THREAD: Re: retraction of the @JAHA_AHA paper. I have a few thoughts.
I have seen posts implying that the retraction was due to political correctness, or because the author's views, protected by the 1st amendment, "hurt people's feelings" or were controversial. That this is
an example of "cancel culture." That is incorrect. Reputable journals (I believe @JAHA_AHA is one) do not retract because views are controversial or hurt people's feelings. The bar for retraction is high: it must be shown that the author falsified data/findings. That is
the bar. That bar was met. Let me say again, that bar was met. The rebuttal that demonstrated the falsification will be published soon. This is not "cancel culture." This is an example of editors being made aware of deliberate falsification and taking the appropriate step.

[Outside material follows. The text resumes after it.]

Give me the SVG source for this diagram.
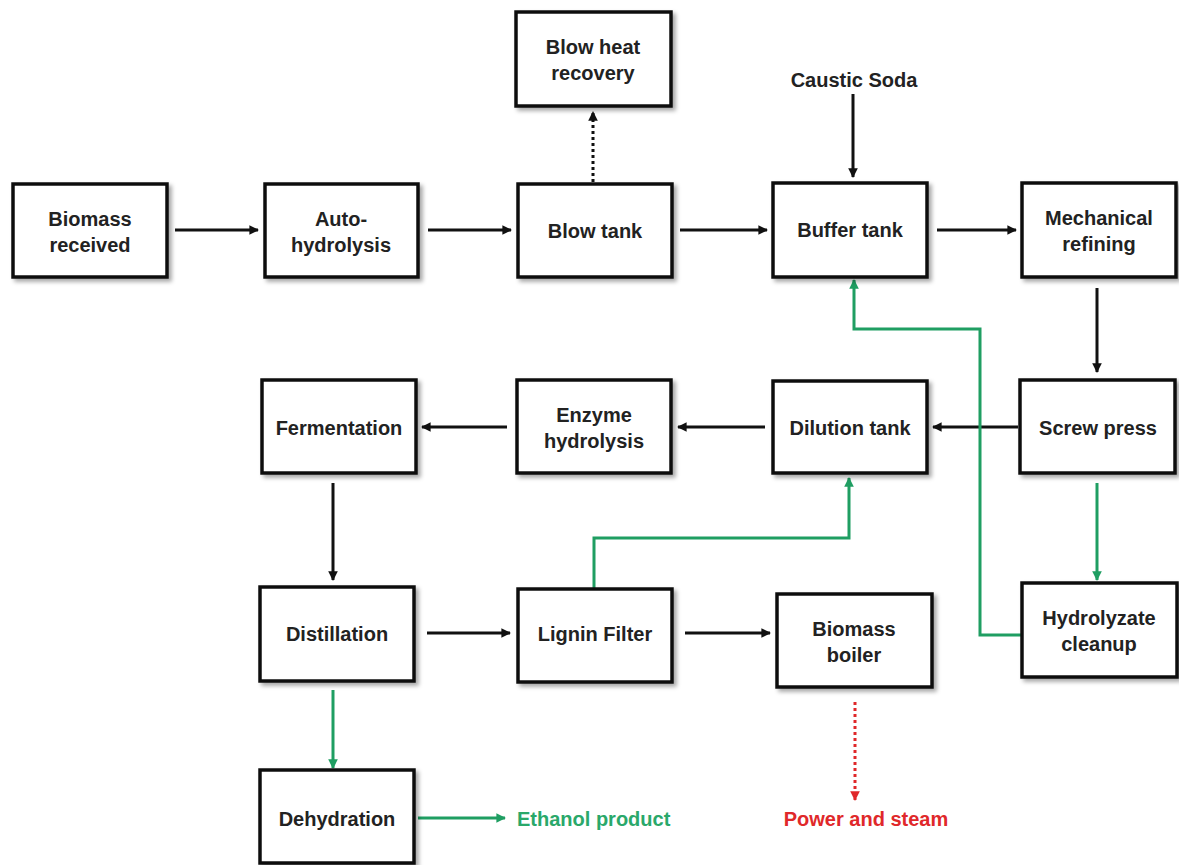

I have also seen name-calling and insults aimed at the author and the journal. I would refrain from calling the author a racist. I do not know him. I know that he is passionate about his views, some of which appear to lack understanding about racial history in the US, but
to call one a "racist" is a serious charge. Let's refrain from doing that. I believe the journal should be commended. They made a mistake. They acknowledged the mistake, apologized, retracted the article, and will publish the rebuttal that laid the foundation for the
retraction. Let us refrain from name-calling re: the journal. Do they have work to do? Yes. I believe that they, and all major journals, should have an Assoc. Editor for Diversity, Equity, and Inclusion tasked with scanning all submissions for signs of racism, other "isms",
and with the authority to reject research trials that do not have diverse representation among trial participants, etc. That is up to them. But their actions deserve respect. Not everybody/entity owns up and apologizes and retracts when their mistakes are called out.
So, let's stay above the fray. Diversity in medicine saves lives. Plain and simple. There is data proving this, but if his paper shows anything, it shows that we need more. So, clinician-scientists, let's get to work creating a database so large and irrefutable that it will
much easier to refute the next attack on affirmative action. And, oh, there will be another ... and another ... and another. This is a time for leadership. One last thing. This has taught me that the concept and use of the term "underrepresented in medicine minorities" may
cause anxiety, stress, or even anger to my Asian colleagues and friends. Some may perceive it as implying that Asians have not faced discrimination and overcome great obstacles to be physicians. That is not what I intend to imply when I use the term, but I believe that
concern is partly what fueled the author to pick up his pen and write. If my Asian friends and colleagues are stressed by that term, I can certainly stop using it, and I will be thinking about that.